My Daily Advertiser Op Ed column for Tuesday 28 April 2020
Green New Deal or Business as Usual?
Recently Reserve Bank Governor Philip Lowe and Treasury Secretary Steven Kennedy addressed the national cabinet. PM Morrison said they made it clear “business as usual when it comes to the policy we had prior to the election will need to be reconsidered on the other side”.
That’s a welcome change from Scotty from Marketing, who had previously touted a quick ‘snap back’ to business as usual.
Nonetheless, it raises the question of what form the new economy would take post COVID-19.
Will it be a continuation of neo-liberalism, which essentially means unregulated capitalism, or something more attuned to the needs of the planet and the welfare of its people?
Two recent newspaper stories clearly showed the two opposing paths open to the government, which in its remaining two years could take either route.
One way forward was a story about Energy Minister Angus Taylor, who is moving ahead with a new program that includes measures designed to prop up coal-fired electricity generators and weaken environmental protections.
I won’t devote any more of my precious column inches to such backward-looking nonsense, but instead focus the story of a much more useful proposal. From the Greens, it was a proposal for the Green New Deal, which I have previously mentioned but that now warrants a closer look.
The concept of a Green New Deal originated in the USA. It was taken up by the new young progressive Democrats elected to congress in 2018 and was amplified by Bernie Sanders during his recent presidential nomination campaign. Here in Australia it has been adopted by the Greens and given a specific policy focus.
After the government’s $130 billion JobKeeper legislation had been pushed through Parliament unamended, it was Greens senate leader Larissa Waters who offered an optimistic take on the upheaval Australia is suffering.
“This crisis has highlighted the extent to which Australia’s safety net has been picked away at for 30 years,” she said … In just a few short weeks we’ve seen the beginnings of a stimulus that could set us up for better things and play to our collective strengths … It’s a chance to think how we want this country to go forward, and hope to dream for a better future.”
Greens parliamentary leader Adam Bandt told the Saturday Paper that this is the moment for Australia to be ambitious in its thinking about the recovery.

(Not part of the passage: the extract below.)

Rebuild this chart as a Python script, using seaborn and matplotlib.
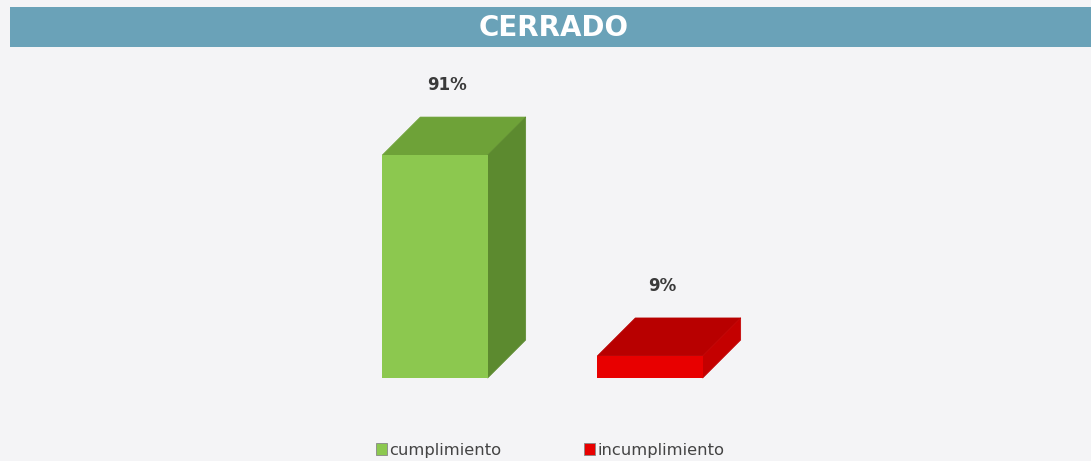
import numpy as np
import pandas as pd
import seaborn as sns
import matplotlib
matplotlib.use("Agg")
import matplotlib.pyplot as plt
from matplotlib.patches import Polygon, Rectangle, Patch

# ---- data ----
categories = ["cumplimiento", "incumplimiento"]
values = [91, 9]
labels = ["91%", "9%"]
title = "CERRADO"

# ---- styles ----
front_colors = ["#8cc84f", "#e80000"]
top_colors = ["#6ea238", "#b80000"]
side_colors = ["#5c8a2f", "#c40000"]
bg = "#f4f4f6"
banner = "#6aa2b8"

W, H = 1091, 461
sns.set_theme(style="white")
plt.rcParams['font.family'] = ['DejaVu Sans']

fig = plt.figure(figsize=(W / 100, H / 100), dpi=100, facecolor=bg)

# banner
fig.patches.append(Rectangle((10 / W, 1 - 47 / H), 1 - 10 / W, 40 / H,
                             transform=fig.transFigure, facecolor=banner,
                             edgecolor="none", zorder=0))
fig.text(554 / W, 1 - 28 / H, title, color="white", fontsize=20,
         fontweight="heavy", ha="center", va="center")

# axes
base_px = 378
scale = 2.45
ax = fig.add_axes([327.5 / W, (H - base_px) / H, 430 / W, 100 * scale / H])
ax.set_facecolor(bg)
df = pd.DataFrame({"cat": categories, "val": values})
sns.barplot(data=df, x="cat", y="val", hue="cat", palette=front_colors,
            saturation=1, width=0.49, legend=False, ax=ax, zorder=3,
            linewidth=0)
ax.set_xlim(-0.5, 1.5)
ax.set_ylim(0, 100)
ax.axis("off")

fig.canvas.draw()
dx, dy = 38, 38
inv = ax.transData.inverted()
for i, p in enumerate(ax.patches):
    x0, y0 = p.get_x(), p.get_y()
    x1, y1 = x0 + p.get_width(), y0 + p.get_height()
    (px0, py0) = ax.transData.transform((x0, y0))
    (px1, py1) = ax.transData.transform((x1, y1))
    top = [(px0, py1), (px1, py1), (px1 + dx, py1 + dy), (px0 + dx, py1 + dy)]
    side = [(px1, py0), (px1 + dx, py0 + dy), (px1 + dx, py1 + dy), (px1, py1)]
    for pts, col in ((top, top_colors[i]), (side, side_colors[i])):
        ax.add_patch(Polygon(inv.transform(pts), closed=True, facecolor=col,
                             edgecolor=col, lw=0.5, zorder=2, clip_on=False,
                             joinstyle="round"))
    ax.annotate(labels[i], xy=((x0 + x1) / 2, y1),
                xytext=(12 * 0.72, 70 * 0.72), textcoords="offset points",
                ha="center", va="center", fontsize=12, fontweight="bold",
                color="#3a3a3a", annotation_clip=False)

handles = [Patch(facecolor=c, edgecolor="#888888", lw=0.6) for c in front_colors]
fig.legend(handles, categories, loc="center", bbox_to_anchor=(550 / W, 1 - 450 / H),
           ncol=2, frameon=False, fontsize=11.8, handlelength=0.7,
           handleheight=0.7, handletextpad=0.15, columnspacing=5.0,
           labelcolor="#444444")

fig.savefig("out.png", dpi=100, facecolor=bg)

“I see a debate looming about the pathway out; it will be a choice between blue austerity or green growth,” he says. “The Green New Deal is about borrowing to invest to make more money and grow out of the crisis, versus others who argue the only way is cutting, [which] will only increase the crisis.”
He is confident that a sweeping “government-led plan of investment and action to create a clean economy and a caring society” is still possible – perhaps even more viable in the wake of Covid-19. “A three-decade-old neoliberal rule book has been thrown out the window,” he says.
He often cites the work of economist and former climate change adviser Professor Ross Garnaut, whose recent book Superpower: Australia’s Low-Carbon Opportunity has captured cross-party support for highlighting the prospect that a combination of cheap and abundant renewable energy and low interest rates could revitalise manufacturing in this country and see us exporting clean power to Asia.
In the next month or two, the Greens will announce their recovery plan, ahead of the release of the full Green New Deal policy next year. “Everything will be costed and funded,” Bandt promised.
Just before the Covid-19 shutdown, Bandt began a national tour to promote the Green New Deal, announcing a $28 billion plan to build 500,000 sustainable new homes over the next 15 years, as part of the party’s vision for universal free housing, education and health.
Bandt noted the Morrison government is going to be forced to act under the pressure of the coming downturn. “The government’s going to need to invest even more if we want everyone to have a decent job on the other side of this crisis. Unless the government wants high unemployment to be a permanent feature in Australia, they’re going to have to borrow and invest even more.”